In a country where any depiction of sexual activity was forbidden, Monk’s lurid story took off like wildfire. Afterall, it was a public affairs expose, so even though it was chock full of highly imaginative priest-on-nun sadomasochism it was “legitimate reading material.” At the heart of her tale was her claim that women were being deceived/kidnapped into convents where they became sex slaves for priests. Children born of these illicit encounters were discarded in lime pits that reached unplumbed depths beneath the abbey, a vision of hell and satanic sacrifice. Nuns who tried to defend their virtue against the ravishing priests were subjected to 50 shades of clerical discipline, laid out in stroke-by-stroke detail.
Monk quickly faded away but her book inspired a flood of similar works, a whole industry of gothic porn for prudes, loaded down with anti-Catholic hysteria. That sexualized, blood libel paranoia, identical almost down to the word to the tropes in today’s QAnon, fueled waves of violence. Major outbreaks of mob violence led to deaths in Irish neighborhoods in Philadelphia in the 1840’s and German neighborhoods in Louisville and Cincinnati in the 1850’s. Smaller scale incidents were common all over the North. By the 1850’s stories like Monk’s were taken as gospel among hardcore Protestants, merged with insecurity over the future of American democracy.
A popular tract published in 1854 by HM Hatch, Popery Unmasked, was a rollcall of anti-Catholic tropes. The author explained:
In the first place, every nun is bound to the will of the Priests; she is to live for their own use, whenever they choose. Strangling and putting to death infants is common in nunneries throughout this country; it is not known that this is done systematically, according to Popish instructions. Thus we see that the virtue of nuns is to live in criminal intercourse with priests, and their charity is to murder infants.

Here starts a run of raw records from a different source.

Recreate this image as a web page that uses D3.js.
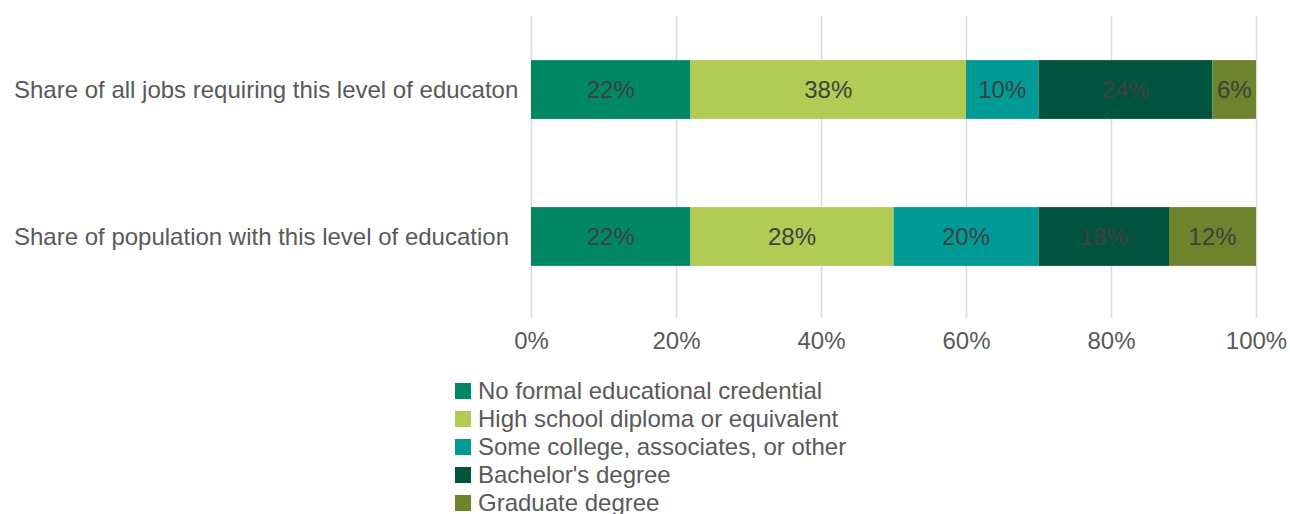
<!DOCTYPE html>
<html>
<head>
<meta charset="utf-8">
<script src="https://cdn.jsdelivr.net/npm/d3@7"></script>
<style>
  html, body { margin: 0; padding: 0; background: #ffffff; }
  svg { display: block; font-family: "Liberation Sans", Arial, sans-serif; }
</style>
</head>
<body>
<svg id="chart" width="1290" height="514"></svg>
<script>
// Rows of the stacked bar chart
const rows = [
  "Share of all jobs requiring this level of educaton",
  "Share of population with this level of education"
];

// Education levels (stack order, left to right)
const levels = [
  "No formal educational credential",
  "High school diploma or equivalent",
  "Some college, associates, or other",
  "Bachelor's degree",
  "Graduate degree"
];

// Percentages per level, one array per level, aligned with `rows`
const noFormal   = [22, 22];
const highSchool = [38, 28];
const someCollege = [10, 20];
const bachelors  = [24, 18];
const graduate   = [6, 12];

const xTicks = [0, 20, 40, 60, 80, 100];

const colors = ["#008766", "#b1cb55", "#009a97", "#00533d", "#6e832b"];

const seriesValues = [noFormal, highSchool, someCollege, bachelors, graduate];
const table = rows.map((r, i) => {
  const o = { row: r };
  levels.forEach((l, j) => { o[l] = seriesValues[j][i]; });
  return o;
});

const FONT = 24;
const svg = d3.select("#chart");
const plotLeft = 531, plotRight = 1256, plotTop = 16, plotBottom = 310;

const x = d3.scaleLinear().domain([0, 100]).range([plotLeft, plotRight]);
const y = d3.scaleBand().domain(rows).range([plotTop, plotBottom])
  .paddingInner(0.6).paddingOuter(0.3);
const color = d3.scaleOrdinal().domain(levels).range(colors);

// Vertical gridlines
svg.append("g")
  .selectAll("line")
  .data(xTicks)
  .join("line")
  .attr("x1", d => Math.round(x(d)) + 0.5)
  .attr("x2", d => Math.round(x(d)) + 0.5)
  .attr("y1", plotTop)
  .attr("y2", 318)
  .attr("stroke", "#dcdcdc")
  .attr("stroke-width", 1.5);

// Stacked segments
const stack = d3.stack().keys(levels)(table);

const layers = svg.append("g")
  .selectAll("g")
  .data(stack)
  .join("g")
  .attr("fill", d => color(d.key));

layers.selectAll("rect")
  .data(d => d)
  .join("rect")
  .attr("x", d => x(d[0]))
  .attr("y", d => y(d.data.row))
  .attr("width", d => x(d[1]) - x(d[0]))
  .attr("height", y.bandwidth());

// Value labels centred in each segment
layers.selectAll("text")
  .data(d => d.map(v => ({ v, key: d.key })))
  .join("text")
  .attr("x", d => (x(d.v[0]) + x(d.v[1])) / 2)
  .attr("y", d => y(d.v.data.row) + y.bandwidth() / 2)
  .attr("dy", "0.35em")
  .attr("text-anchor", "middle")
  .attr("fill", "#404040")
  .attr("font-size", FONT)
  .text(d => d.v.data[d.key] + "%");

// Category labels, left aligned
svg.append("g")
  .selectAll("text")
  .data(rows)
  .join("text")
  .attr("x", 14)
  .attr("y", d => y(d) + y.bandwidth() / 2)
  .attr("dy", "0.35em")
  .attr("fill", "#595959")
  .attr("font-size", FONT)
  .text(d => d);

// X axis tick labels
const xAxis = d3.axisBottom(x)
  .tickValues(xTicks)
  .tickFormat(d => d + "%")
  .tickSize(0)
  .tickPadding(0);

const axisG = svg.append("g")
  .attr("transform", "translate(0,332)")
  .call(xAxis);
axisG.select(".domain").remove();
axisG.selectAll("text")
  .attr("fill", "#595959")
  .attr("font-size", FONT)
  .attr("font-family", "Liberation Sans, Arial, sans-serif");

// Legend
const legend = svg.append("g")
  .selectAll("g")
  .data(levels)
  .join("g")
  .attr("transform", (d, i) => `translate(455, ${383 + i * 28})`);

legend.append("rect")
  .attr("width", 16)
  .attr("height", 16)
  .attr("fill", d => color(d));

legend.append("text")
  .attr("x", 23)
  .attr("y", 8)
  .attr("dy", "0.35em")
  .attr("fill", "#595959")
  .attr("font-size", FONT)
  .text(d => d);
</script>
</body>
</html>
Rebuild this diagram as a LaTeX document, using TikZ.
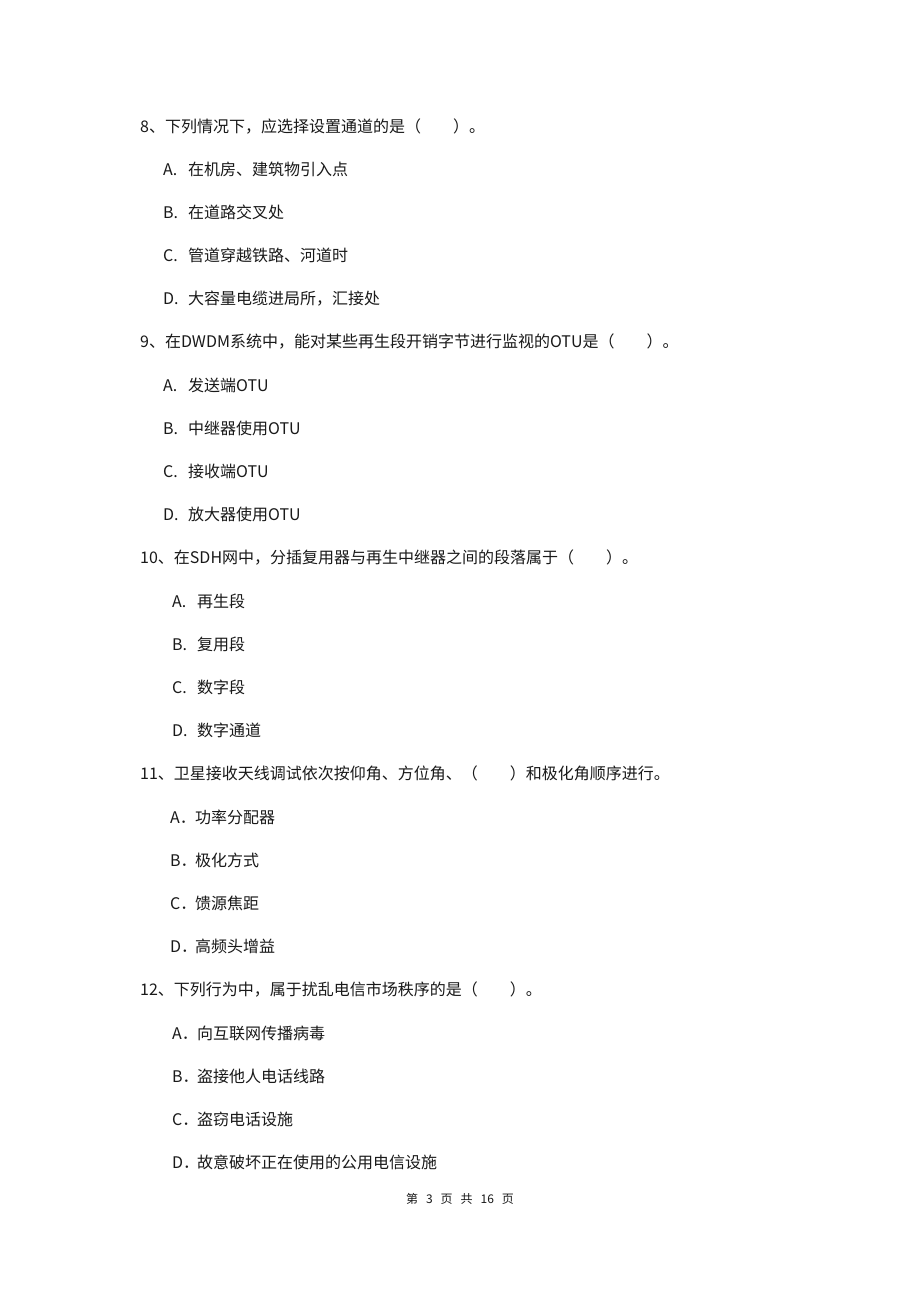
\documentclass[tikz,border=0pt]{standalone}
\usepackage{fontspec}
\newfontfamily\cjk{Noto Sans CJK SC}
\usepackage{tikz}
\usetikzlibrary{positioning}
\newcommand{\optlab}[1]{\makebox[25pt][l]{#1}}
\newcommand{\blank}{（\hspace{32pt}）}

\begin{document}
\begin{tikzpicture}[x=1pt,y=1pt,node distance=26.79pt]
      \tikzstyle{line}=[inner sep=0pt,text height=14pt,text depth=2pt,text=black!90,
                        font=\fontsize{16}{18}\cjk]
      \tikzstyle{ques}=[line,anchor=west]
      \tikzstyle{opt}=[line]
      \tikzstyle{under}=[below=of #1.south west,anchor=north west]

      \useasboundingbox (0,0) rectangle (920,-1302);
      \fill[white] (0,0) rectangle (920,-1302);

      \node[ques]  (q8)   at (140,-126)          {8、下列情况下，应选择设置通道的是\blank。};
      \node[opt]   (q8a)  [under=q8,xshift=23pt]  {\optlab{A.}在机房、建筑物引入点};
      \node[opt]   (q8b)  [under=q8a]             {\optlab{B.}在道路交叉处};
      \node[opt]   (q8c)  [under=q8b]             {\optlab{C.}管道穿越铁路、河道时};
      \node[opt]   (q8d)  [under=q8c]             {\optlab{D.}大容量电缆进局所，汇接处};

      \node[ques]  (q9)   [under=q8d,xshift=-23pt] {9、在DWDM系统中，能对某些再生段开销字节进行监视的OTU是\blank。};
      \node[opt]   (q9a)  [under=q9,xshift=23pt]  {\optlab{A.}发送端OTU};
      \node[opt]   (q9b)  [under=q9a]             {\optlab{B.}中继器使用OTU};
      \node[opt]   (q9c)  [under=q9b]             {\optlab{C.}接收端OTU};
      \node[opt]   (q9d)  [under=q9c]             {\optlab{D.}放大器使用OTU};

      \node[ques]  (q10)  [under=q9d,xshift=-23pt] {10、在SDH网中，分插复用器与再生中继器之间的段落属于\blank。};
      \node[opt]   (q10a) [under=q10,xshift=32pt] {\optlab{A.}再生段};
      \node[opt]   (q10b) [under=q10a]            {\optlab{B.}复用段};
      \node[opt]   (q10c) [under=q10b]            {\optlab{C.}数字段};
      \node[opt]   (q10d) [under=q10c]            {\optlab{D.}数字通道};

      \node[ques]  (q11)  [under=q10d,xshift=-32pt] {11、卫星接收天线调试依次按仰角、方位角、\blank 和极化角顺序进行。};
      \node[opt]   (q11a) [under=q11,xshift=30pt] {\optlab{A．}功率分配器};
      \node[opt]   (q11b) [under=q11a]            {\optlab{B．}极化方式};
      \node[opt]   (q11c) [under=q11b]            {\optlab{C．}馈源焦距};
      \node[opt]   (q11d) [under=q11c]            {\optlab{D．}高频头增益};

      \node[ques]  (q12)  [under=q11d,xshift=-30pt] {12、下列行为中，属于扰乱电信市场秩序的是\blank。};
      \node[opt]   (q12a) [under=q12,xshift=32pt] {\optlab{A．}向互联网传播病毒};
      \node[opt]   (q12b) [under=q12a]            {\optlab{B．}盗接他人电话线路};
      \node[opt]   (q12c) [under=q12b]            {\optlab{C．}盗窃电话设施};
      \node[opt]   (q12d) [under=q12c]            {\optlab{D．}故意破坏正在使用的公用电信设施};

      \node[text=black!90,font=\fontsize{12}{14}\cjk] (foot) at (460,-1199)
            {第\hspace{8pt}3\hspace{8pt}页\hspace{8pt}共\hspace{8pt}16\hspace{8pt}页};
\end{tikzpicture}
\end{document}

Thomas Whitney, in A Defense of the American policy, in 1856, sounded the battle cry.
It is the foe of all liberty, the foe of the Protestants, the foe of our government, and yet we sleep while it is insidiously but rapidly fastening its deadly coils about us, and all that is dear to us! Americans! Protestants! Ye who have been cradled in the lap of freedom, shake off the sluggish torpor of your souls, cast away the partisan traitors who have bargained away your inheritance, look about you, read, think, hear, believe and act for yourselves!
Sane, reasonable political figures were at a loss. The nativist parties captured large state-level majorities in the 1854 elections, making them a political force that could not be ignored. Thanks to this hysterical wave of nativism, the Congress elected in 1854 was split among six different political parties. Abraham Lincoln expressed his frustration with this crisis in 1855.
As a nation, we began by declaring that “all men are created equal.” We now practically read it “all men are created equal, except negroes.” When the Know-Nothings get control, it will read “all men are created equal, except negroes and foreigners and Catholics.”
Fracturing the Anglo-Saxonist mythology that held Northern politics together broke the back of the republic. Without any agreement on who was “us,” it became nearly impossible to assemble a competent governing coalition. As violence swept the Kansas territory thanks to an incompetent federal approach to slavery, there was no force in Washington capable of responding.
Ironically, this failure in the Northern states to adapt their mythology to accept new Catholic immigrants would bring slavery to the fore as a national issue. A wave of anti-Catholic porn in the North would kick off a chain of events that would eventually doom slavery in the South.